Evidence and sources

Numeric figures in this post (Kappa thresholds, dataset sizes, sampling rates) are illustrative; calibrate against your own workload and judge before using them.

FAQ

Scored (pointwise) or pairwise? Default to scored: each candidate is scored independently against the rubric, which makes the comparison the easiest to maintain over time (a new candidate or a re-run is just another scoring pass against the same fixed rubric, with nothing to re-pair). It is also what regression gating against a fixed bar requires. Use pairwise when the candidates are close enough that relative head-to-head judgement is sharper than absolute scores, accepting that pairwise comparisons re-run as the candidate set changes. The scored-comparison workflow is documented in Find the best prompt and model.

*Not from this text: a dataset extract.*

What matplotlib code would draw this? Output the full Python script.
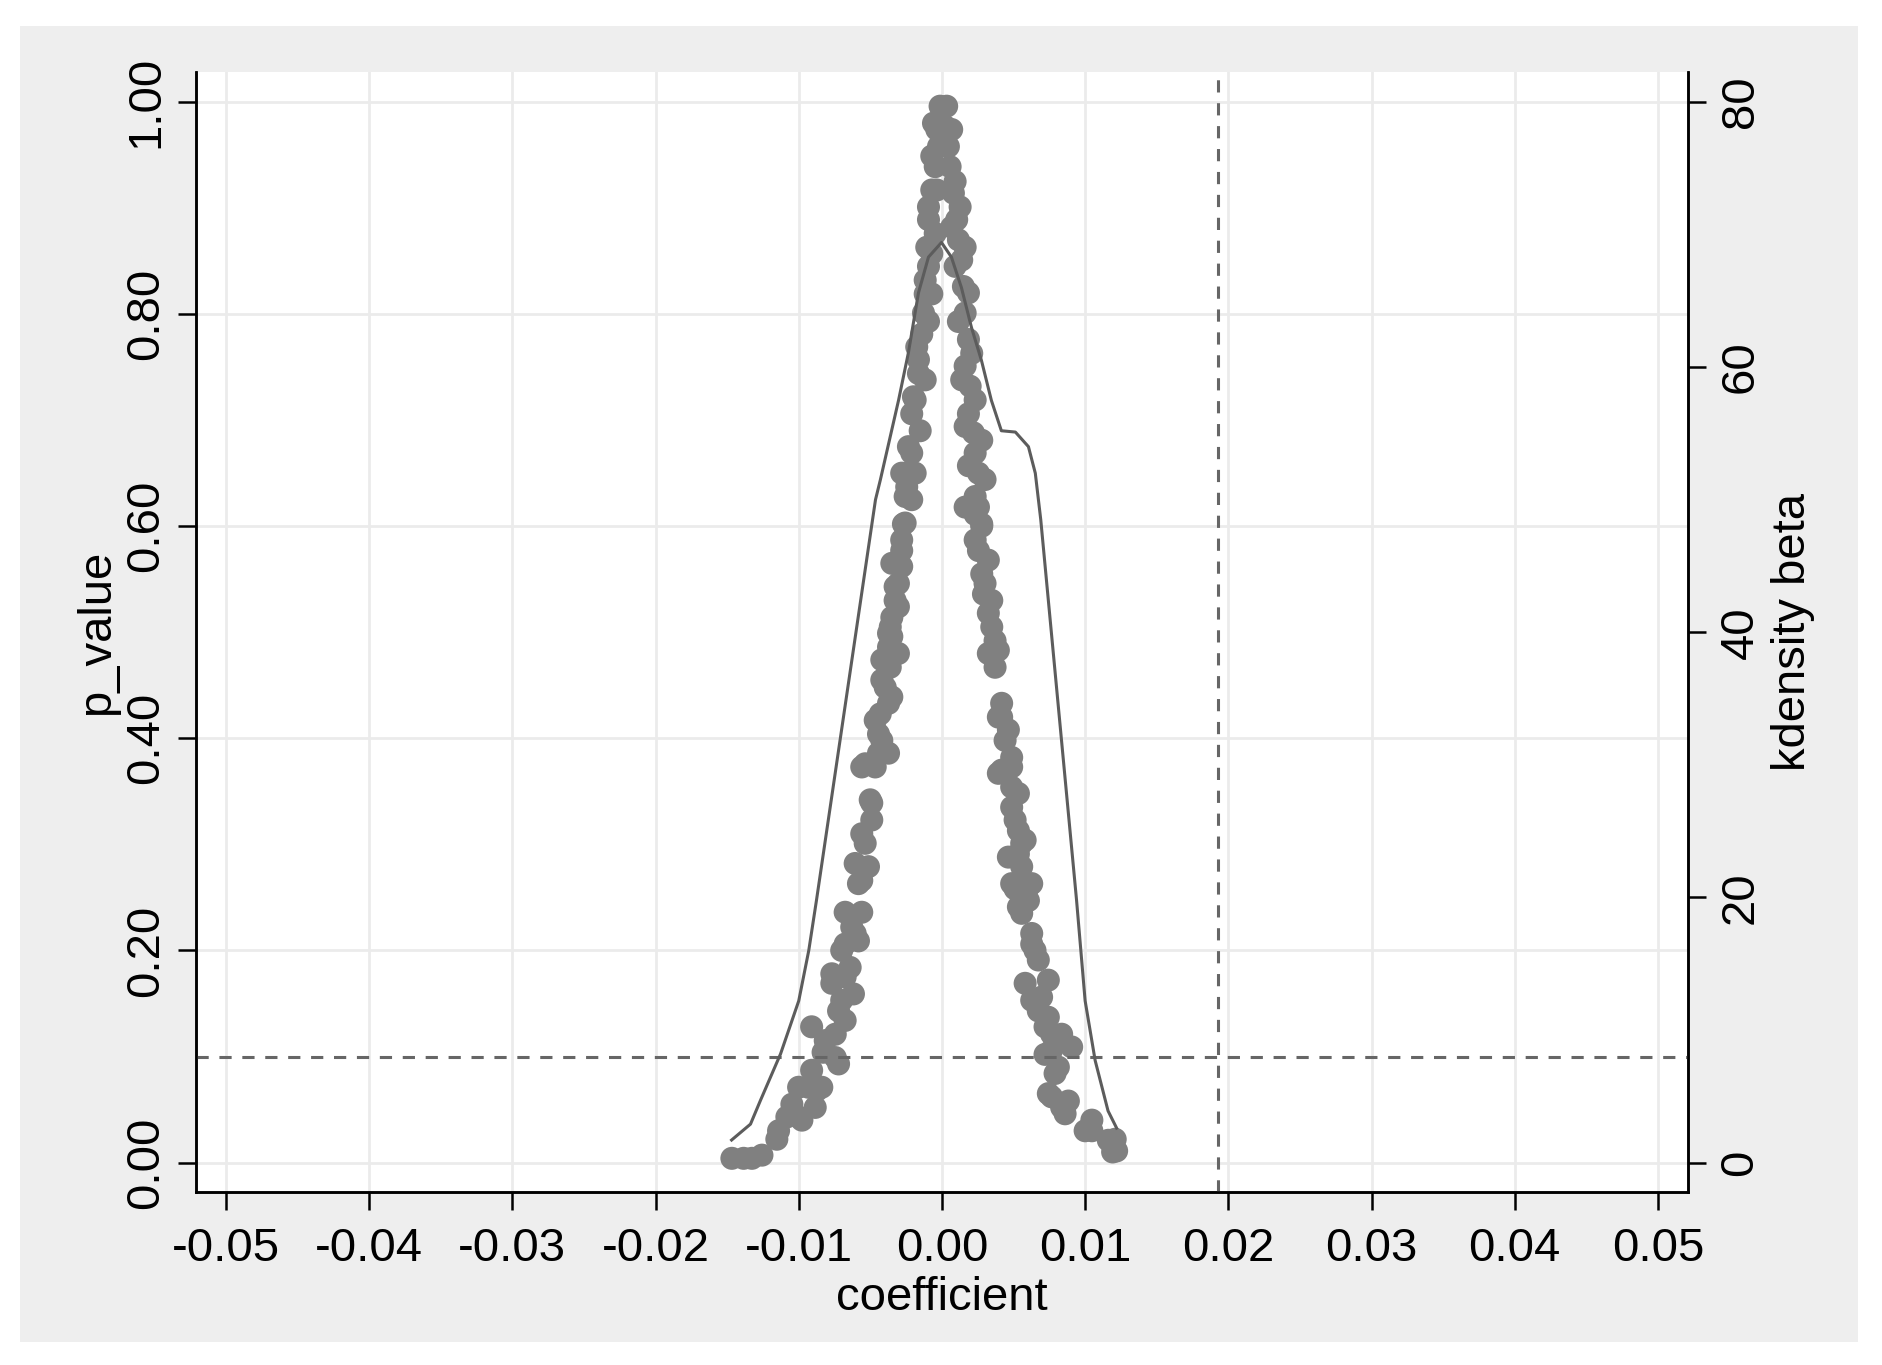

Is this for benchmarking the whole model? No. This is task-specific A/B testing and selection: "which candidate is better for my task, on my inputs, against my rubric." Benchmarking a model's general capability across many tasks is what public leaderboards are for, and those verdicts rarely transfer to a specific product. Scope the comparison to the task you actually ship.

Can the judge be the same model as a candidate? No. Self-preference bias inflates the candidate's scores. Use a judge from a different model family.

How big should the comparison dataset be? Start with the smallest stratified set that gives stable per-dimension verdicts (often a few hundred items). Expand as the comparison matures and as edge slices become more important.

What if the judge disagrees with the humans on calibration? Re-prompt or replace the judge until agreement clears the per-dimension floor. If no judge clears the floor, the rubric is probably ambiguous; tighten it.

How often should I recalibrate the judge? Whenever the judge model version changes, whenever the rubric changes, and on a fixed cadence (monthly or quarterly) against a refreshed human-labeled slice. Treat judge drift as a first-class operational signal.

Does this work for prompt comparisons too? Yes. The same pipeline scores prompt variant A versus prompt variant B on the same model, with the prompt as the implementation and the rubric as the objective.